C’est un vieux truc dont se servent souvent les films d’horreur : lorsqu’on ne dévoile pas tout, l’audience s’imagine toujours le pire. Dans l’univers de The Standoff at Sparrow Creek, les policiers sont les représentants d’un système sans visage et sans humanité. La vision minimaliste que partage Henry Dunham les rend beaucoup plus menaçants que n’importe quelle autre construction dramatique. Lorsqu’on voit juste l’ombre des pieds d’un policier silencieux , on est en droit de se demander : est-il seul? Y a-t-il des autopatrouilles qui encerclent l’entrepôt? Viennent-ils se venger?
Ce sont-là des réflexions qui viennent naturellement en tête lorsqu’on est témoin de quelque chose d’inquiétant sans en comprendre le contexte, mais ce qui rend ce film aussi captivant, c’est que tous les personnages partagent cette anxiété. Henry Dunham se sert d’un vieux truc narratif pour nous plonger entièrement dans l’était d’esprit de miliciens antigouvernementaux.

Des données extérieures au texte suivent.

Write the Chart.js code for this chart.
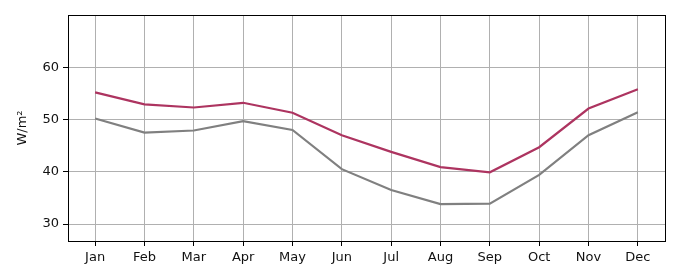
<!DOCTYPE html>
<html>
<head>
<meta charset="utf-8">
<script src="https://cdn.jsdelivr.net/npm/chart.js@4"></script>
<style>
  html, body { margin: 0; padding: 0; background: #fff; }
  #wrap { width: 680px; height: 280px; }
</style>
</head>
<body>
<div id="wrap"><canvas id="chart" width="680" height="280"></canvas></div>
<script>
// chart data
const months = ['Jan', 'Feb', 'Mar', 'Apr', 'May', 'Jun', 'Jul', 'Aug', 'Sep', 'Oct', 'Nov', 'Dec'];
const upperSeries = [55.2, 52.9, 52.3, 53.2, 51.3, 47.0, 43.8, 40.9, 39.9, 44.7, 52.1, 55.8];
const lowerSeries = [50.2, 47.5, 47.9, 49.7, 48.0, 40.5, 36.5, 33.8, 33.9, 39.4, 47.0, 51.4];
const yTicks = [30, 40, 50, 60];

const font = { family: 'DejaVu Sans', size: 13 };

// frame around the plot area (matplotlib style box)
const frame = {
    id: 'frame',
    afterDraw(chart) {
        const a = chart.chartArea, ctx = chart.ctx;
        ctx.save();
        ctx.strokeStyle = '#000';
        ctx.lineWidth = 1;
        ctx.strokeRect(Math.round(a.left) + 0.5, Math.round(a.top) + 0.5,
            Math.round(a.right - a.left), Math.round(a.bottom - a.top));
        ctx.restore();
    }
};

const toPoints = arr => arr.map((v, i) => ({ x: i, y: v }));

new Chart(document.getElementById('chart'), {
    type: 'line',
    data: {
        datasets: [
            {
                data: toPoints(lowerSeries),
                borderColor: '#808080',
                borderWidth: 2.2,
                pointRadius: 0,
                tension: 0
            },
            {
                data: toPoints(upperSeries),
                borderColor: '#ad3460',
                borderWidth: 2.2,
                pointRadius: 0,
                tension: 0
            }
        ]
    },
    plugins: [frame],
    options: {
        responsive: false,
        animation: false,
        layout: { padding: { top: 15, right: 15, left: 0, bottom: 0 } },
        plugins: { legend: { display: false }, tooltip: { enabled: false } },
        scales: {
            x: {
                type: 'linear',
                min: -0.55,
                max: 11.55,
                afterBuildTicks: s => { s.ticks = months.map((m, i) => ({ value: i })); },
                afterFit: s => { s.height = 39; },
                ticks: {
                    font: font,
                    color: '#111',
                    padding: 4,
                    maxRotation: 0,
                    autoSkip: false,
                    callback: v => months[v]
                },
                grid: { color: '#b0b0b0', lineWidth: 1, tickLength: 5, tickColor: '#000' },
                border: { color: '#000', width: 1 }
            },
            y: {
                min: 26.75,
                max: 70,
                afterBuildTicks: s => { s.ticks = yTicks.map(v => ({ value: v })); },
                afterFit: s => { s.width = 68; },
                ticks: { font: font, color: '#111', padding: 4 },
                grid: { color: '#b0b0b0', lineWidth: 1, tickLength: 5, tickColor: '#000' },
                border: { color: '#000', width: 1 },
                title: {
                    display: true,
                    text: 'W/m²',
                    font: font,
                    color: '#111',
                    padding: { top: 15, bottom: 0 }
                }
            }
        }
    }
});
</script>
</body>
</html>
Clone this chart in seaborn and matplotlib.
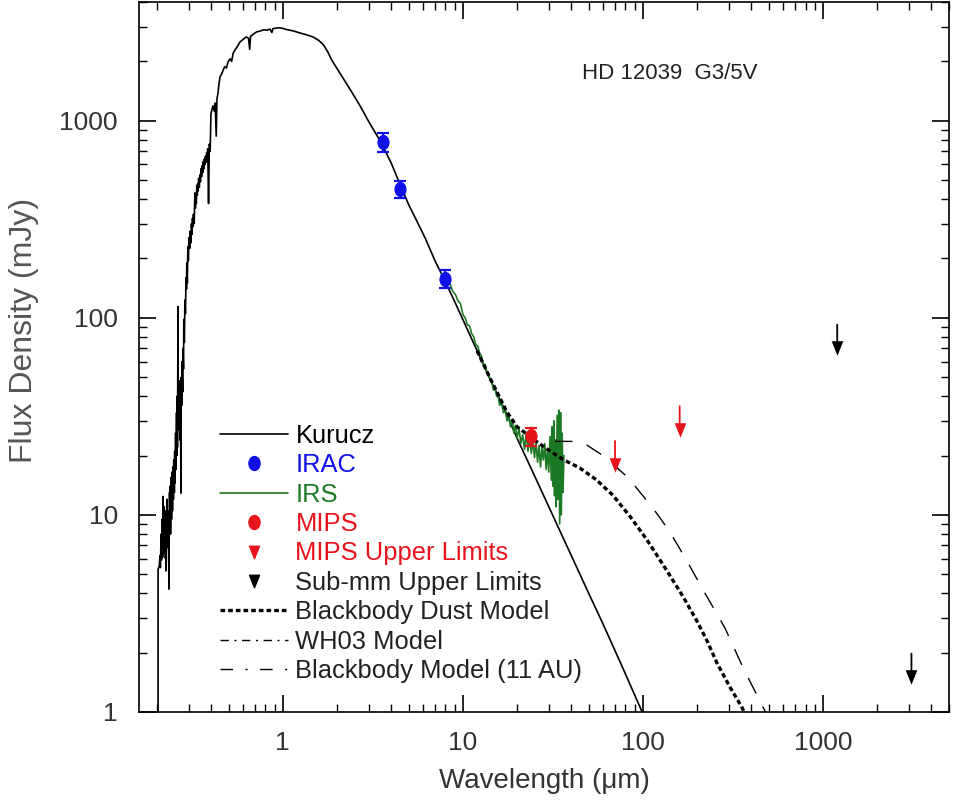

Lumet, Bresson & Tarantino
On peut percevoir plusieurs influences dans The Standoff at Sparrow Creek, notamment celle de huis clos légendaires comme 12 Angry Men de Sidney Lumet et Reservoir Dogs de Quentin Tarantino. C’est l’histoire d’une gang de gars coincés ensemble et qui ne peuvent sortir qu’en arrivant à la vérité. Dunham y mélange savamment la violence de Tarantino avec les affrontements verbaux directs et tranchants de Lumet.
On est complètement à la merci des événements, à décoder et interpréter les messages du monde extérieur comme les miliciens de Sparrow Creek.
L’influence la plus ingénieuse qui transparait dans le film cependant est celle d’Un Condamné à Mort s’est échappé, du réalisateur français Robert Bresson. Depuis ce chef-d’oeuvre, je n’avais pas vu un film qui déploie l’intrigue à l’aide uniquement de son et d’éclairage. Que ce soit à travers des messages radio, des gyrophares de voitures, des manigances dans l’ombre ou des bruits de fusillade, on est complètement à la merci des événements, à décoder et interpréter les messages du monde extérieur comme les miliciens de Sparrow Creek comme le protagoniste du film de Bresson. On est prisonniers des événements, comme eux.
Je vous conseille TRÈS fortement The Standoff at Sparrow Creek. Il faut le louer sur YouTube pour y avoir accès, mais ça vaut franchement la poignée de dollars investie ET une partie de l’argent va au réalisateur Henry Dunham. Ce serait le fun qu’il fasse un autre film comme ça un jour, tsé!